Mourners prayed together at a makeshift memorial in front of Emanuel AME Church.
Mourners prayed together at a makeshift memorial in front of Emanuel AME Church. The Associated Press

The slaying of nine people in a historic black church in Charleston, S.C., was a horrific act of cowardice rooted in racist hatred that has no place in America.

The gunman, identified as 21-year-old Dylann Storm Roof, reportedly sat with parishioners for nearly an hour Wednesday night while they studied the Bible in the Emanuel African Methodist Episcopal Church, an institution with a long history of defying slavery and racism.

The killer made ugly statements as he opened fire, accusing his black victims of “taking over our country,” according to news reports. Six women and three men died. Among those slain was Clementa Pinckney, 41, the church pastor and a South Carolina state senator.

Hate movements have always harbored losers, and nothing illustrates that with more clarity than the contrast between the alleged shooter and the African-American pastor he reportedly asked for by name.

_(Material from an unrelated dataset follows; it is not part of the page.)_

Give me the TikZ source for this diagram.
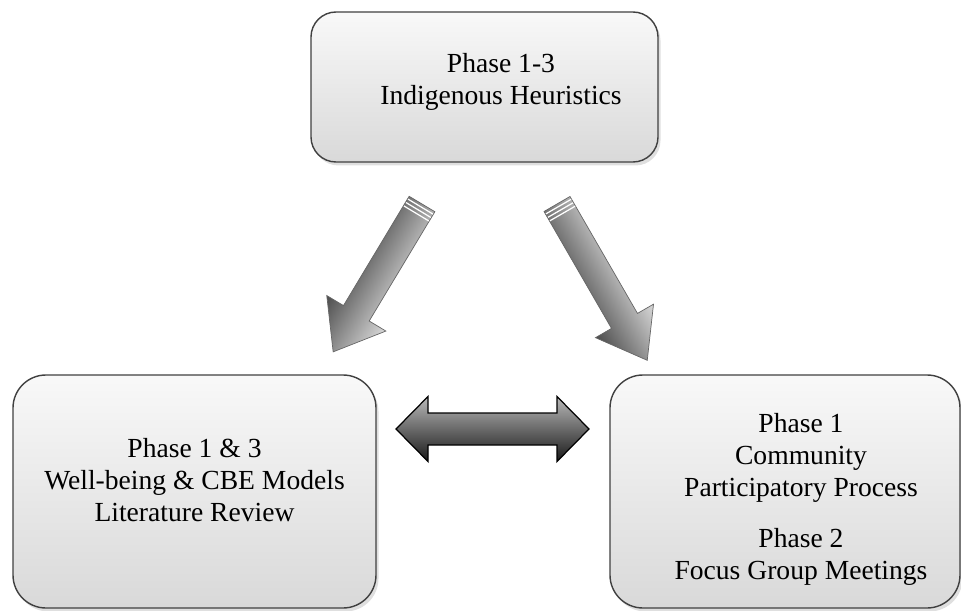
\documentclass[tikz,border=0pt]{standalone}
\usepackage{fontspec}
\setmainfont{Liberation Serif}
\usepackage{tikz}
\usetikzlibrary{calc,positioning,shadows}
\tikzset{
  box/.style={draw=black!75,line width=0.8pt,top color=gray!5,bottom color=gray!30,
    drop shadow={opacity=0.25,shadow xshift=0.05cm,shadow yshift=-0.07cm}},
  lbl/.style={font=\fontsize{15.7}{18.2}\selectfont,align=center,inner sep=0pt},
  fat/.style={draw=black!60,line width=0.4pt,top color=gray!30,middle color=gray!65,bottom color=gray!60!black},
  twin/.style={draw=black,line width=0.7pt,top color=gray!55,bottom color=gray!20!black},
  rib/.style={white,line width=0.7pt},
}

\begin{document}
\begin{tikzpicture}
    \useasboundingbox (0,0) rectangle (19.22,12.2);
    % ---------- the three phase boxes ----------
    \node[box,rounded corners=0.5cm,minimum width=6.94cm,minimum height=3.0cm] (heur) at (9.69,10.46) {};
    \node[box,rounded corners=0.66cm,minimum width=7.26cm,minimum height=4.66cm] (lit) at (3.89,2.37) {};
    \node[box,rounded corners=0.66cm,minimum width=7.0cm,minimum height=4.66cm] (comm) at (15.7,2.37) {};
    % box texts
    \node[lbl] (heurtxt) at ($(heur.center)+(0.33,0.11)$) {Phase 1-3\\Indigenous Heuristics};
    \node[lbl] (littxt) at ($(lit.center)+(0,0.22)$) {Phase 1 \& 3\\Well-being \& CBE Models\\Literature Review};
    \node[lbl] (commtxt) at ($(comm.center)+(0.32,-0.15)$) {Phase 1\\Community\\Participatory Process\\[0.38cm]Phase 2\\Focus Group Meetings};
    % ---------- block arrows ----------
    \coordinate (tl) at (8.44,8.12);   % tail, left arrow
    \coordinate (tr) at (11.14,8.12);  % tail, right arrow
    \coordinate (tw) at (9.85,3.62);   % centre, double arrow
    \begin{scope}[transform canvas={shift={(tl)},rotate=239}]
      \shade[fat] (0,-0.3) -- (2.55,-0.3) -- (2.55,-0.69) -- (3.45,0) -- (2.55,0.69) -- (2.55,0.3) -- (0,0.3) -- cycle;
      \foreach \s in {0.06,0.14,0.22}
        \draw[rib] (\s,-0.29) -- (\s,0.29);
    \end{scope}
    \begin{scope}[transform canvas={shift={(tr)},rotate=-60}]
      \shade[fat] (0,-0.3) -- (2.7,-0.3) -- (2.7,-0.67) -- (3.61,0) -- (2.7,0.67) -- (2.7,0.3) -- (0,0.3) -- cycle;
      \foreach \s in {0.06,0.14,0.22}
        \draw[rib] (\s,-0.29) -- (\s,0.29);
    \end{scope}
    \begin{scope}[shift={(tw)}]
      \shade[twin] (-1.93,0) -- (-1.29,0.65) -- (-1.29,0.32) -- (1.29,0.32) -- (1.29,0.65) -- (1.93,0)
                  -- (1.29,-0.65) -- (1.29,-0.32) -- (-1.29,-0.32) -- (-1.29,-0.65) -- cycle;
    \end{scope}
\end{tikzpicture}
\end{document}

Pinckney was ordained as a pastor at age 18 and elected to the South Carolina House of Representatives when he was 23. A father of two, he was an icon in his city and state.

Roof is being described as an aimless young man with arrests on drug and trespassing charges. He displayed a Confederate flag on his license plate and stitched the flags of apartheid-era African nations onto a jacket.

All but an extremist fringe would reject white supremacist beliefs and symbolism. But perhaps we don’t denounce them strongly enough.

Roof was known for making racist jokes, his high school classmates said. He undoubtedly found people who sympathized with his resentment of black Americans. He lives in a state that flies the Confederate flag on the grounds of its Capitol.

Besides being an apparent hate crime, the slaughter in Charleston added a new page to America’s long tally of mass shootings.

If the nation at this moment cannot countenance a debate on limiting the availability of firearms, we need to get serious about keeping them away from unstable individuals. A relative told Reuters news service that Roof’s father gave him a gun on his 21st birthday.

The people slain in Emanuel AME Church ranged in age from 26 to 87. One man sang in the church choir. A woman managed a library; another was a high school track and field coach.

The losses to their families and communities are incalculable and infuriating.

Cornell William Brooks, president of the NAACP, put it well: “There is no greater coward than a criminal who enters a house of God and slaughters innocent people engaged in the study of scripture.”